• **DATASET EXCERPT**
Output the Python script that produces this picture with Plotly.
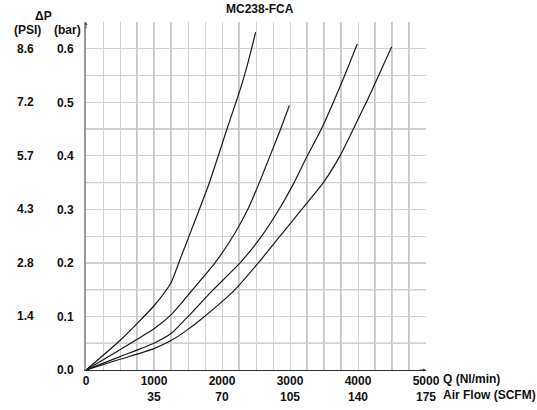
import plotly.graph_objects as go

# pressure drop curves (Q in Nl/min, dP in bar)
q_curve1 = [0, 500, 1000, 1250, 1378, 1470, 1588, 1809, 2078, 2275, 2390, 2495]
dp_curve1 = [0, 0.055, 0.12, 0.163, 0.205, 0.235, 0.274, 0.348, 0.452, 0.527, 0.578, 0.631]

q_curve2 = [0, 500, 1000, 1250, 1554, 1897, 2191, 2387, 2549, 2706, 2853, 2990]
dp_curve2 = [0, 0.038, 0.077, 0.103, 0.148, 0.2, 0.256, 0.302, 0.35, 0.4, 0.447, 0.494]

q_curve3 = [0, 500, 1000, 1250, 1456, 1872, 2265, 2583, 2853, 3060, 3255, 3461, 3735, 3990]
dp_curve3 = [0, 0.025, 0.05, 0.068, 0.094, 0.15, 0.2, 0.25, 0.303, 0.35, 0.4, 0.45, 0.529, 0.609]

q_curve4 = [0, 500, 1000, 1250, 1480, 1725, 2191, 2534, 2853, 3172, 3490, 3735, 3931, 4137, 4250, 4495]
dp_curve4 = [0, 0.02, 0.04, 0.055, 0.074, 0.098, 0.15, 0.2, 0.25, 0.3, 0.35, 0.4, 0.45, 0.504, 0.535, 0.604]

# axis ticks
q_ticks = [0, 1000, 2000, 3000, 4000, 5000]
q_labels = ["0", "1000", "2000", "3000", "4000", "5000"]
scfm_labels = ["", "35", "70", "105", "140", "175"]
bar_ticks = [0, 0.1, 0.2, 0.3, 0.4, 0.5, 0.6]
bar_labels = ["0.0", "0.1", "0.2", "0.3", "0.4", "0.5", "0.6"]
psi_labels = ["", "1.4", "2.8", "4.3", "5.7", "7.2", "8.6"]

# darker grid lines seen on the scan
dark_q = [750, 1000, 1250, 2250, 3250, 3500, 3750, 4250, 4500, 4750]
dark_dp = [0.05, 0.15, 0.2, 0.35, 0.45, 0.55]

FONT = "Liberation Sans, Arial, sans-serif"

fig = go.Figure()
for q, dp in [(q_curve1, dp_curve1), (q_curve2, dp_curve2),
              (q_curve3, dp_curve3), (q_curve4, dp_curve4)]:
    fig.add_trace(go.Scatter(
        x=q, y=dp, mode="lines",
        line=dict(color="#1a1a1a", width=1.2, shape="spline", smoothing=0.6),
        showlegend=False, hoverinfo="x+y"
    ))

shapes = []
for v in dark_q:
    shapes.append(dict(type="line", xref="x", yref="y", x0=v, x1=v, y0=0, y1=0.65,
                       line=dict(color="#8f8f8f", width=1), layer="below"))
for v in dark_dp:
    shapes.append(dict(type="line", xref="x", yref="y", x0=0, x1=5000, y0=v, y1=v,
                       line=dict(color="#8f8f8f", width=1), layer="below"))

x_text = [f"{a}<br>{b}" if b else a for a, b in zip(q_labels, scfm_labels)]

bold = dict(size=12, family=FONT, color="#111", weight="bold")

annotations = []
for v, t in zip(bar_ticks, psi_labels):
    if t:
        annotations.append(dict(xref="paper", yref="y", x=0, y=v, text=t, showarrow=False,
                                xanchor="center", xshift=-61, font=bold))
annotations += [
    dict(xref="paper", yref="paper", x=0.512, y=1, text="MC238-FCA", showarrow=False,
         xanchor="center", yanchor="middle", yshift=13, font=bold),
    dict(xref="paper", yref="paper", x=0, y=1, text="(PSI)", showarrow=False,
         xanchor="center", yanchor="middle", xshift=-59, yshift=-8, font=bold),
    dict(xref="paper", yref="paper", x=0, y=1, text="(bar)", showarrow=False,
         xanchor="center", yanchor="middle", xshift=-19, yshift=-8, font=bold),
    dict(xref="paper", yref="paper", x=0, y=1, text="\u0394P", showarrow=False,
         xanchor="center", yanchor="middle", xshift=-43, yshift=6, font=bold),
    dict(xref="x", yref="paper", x=5000, y=0, text="Q (Nl/min)<br>Air Flow (SCFM)",
         showarrow=False, xanchor="left", yanchor="top", align="left",
         xshift=15, yshift=0, font=bold),
    # axis arrow heads
    dict(xref="x", yref="y", x=5000, y=0, ax=-8, ay=0, text="", showarrow=True,
         arrowhead=2, arrowsize=0.6, arrowwidth=1, arrowcolor="#333"),
    dict(xref="x", yref="y", x=0, y=0.65, ax=0, ay=8, text="", showarrow=True,
         arrowhead=2, arrowsize=0.6, arrowwidth=1, arrowcolor="#555"),
]

fig.update_layout(
    width=537, height=410,
    margin=dict(l=86, r=111, t=22, b=40),
    paper_bgcolor="white", plot_bgcolor="white",
    xaxis=dict(
        range=[0, 5000], tickvals=q_ticks, ticktext=x_text, automargin=False,
        showgrid=True, gridcolor="#d2d2d2", gridwidth=1,
        minor=dict(dtick=250, showgrid=True, gridcolor="#d2d2d2", gridwidth=1),
        showline=True, linecolor="#333", linewidth=1, zeroline=False,
        ticks="", tickfont=bold, ticklabelstandoff=0,
    ),
    yaxis=dict(
        range=[0, 0.65], tickvals=bar_ticks, ticktext=bar_labels, automargin=False,
        showgrid=True, gridcolor="#d2d2d2", gridwidth=1,
        minor=dict(dtick=0.05, showgrid=True, gridcolor="#d2d2d2", gridwidth=1),
        showline=True, linecolor="#9a9a9a", linewidth=2, zeroline=False,
        ticks="", tickfont=bold, ticklabelstandoff=8,
    ),
    shapes=shapes,
    annotations=annotations,
)

# drop the default page margin so the figure sits at the window's corner
fig.write_html("out.html", config={"displayModeBar": False},
               post_script="document.body.style.margin='0';")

• **GOAL**
Reproduce the material above from its first line through the line containing "0.527, 0.578, 0.631]", both ends included, and skip every picture.

• **COMPLETE RESPONSE**
Output the Python script that produces this picture with Plotly.
import plotly.graph_objects as go

# pressure drop curves (Q in Nl/min, dP in bar)
q_curve1 = [0, 500, 1000, 1250, 1378, 1470, 1588, 1809, 2078, 2275, 2390, 2495]
dp_curve1 = [0, 0.055, 0.12, 0.163, 0.205, 0.235, 0.274, 0.348, 0.452, 0.527, 0.578, 0.631]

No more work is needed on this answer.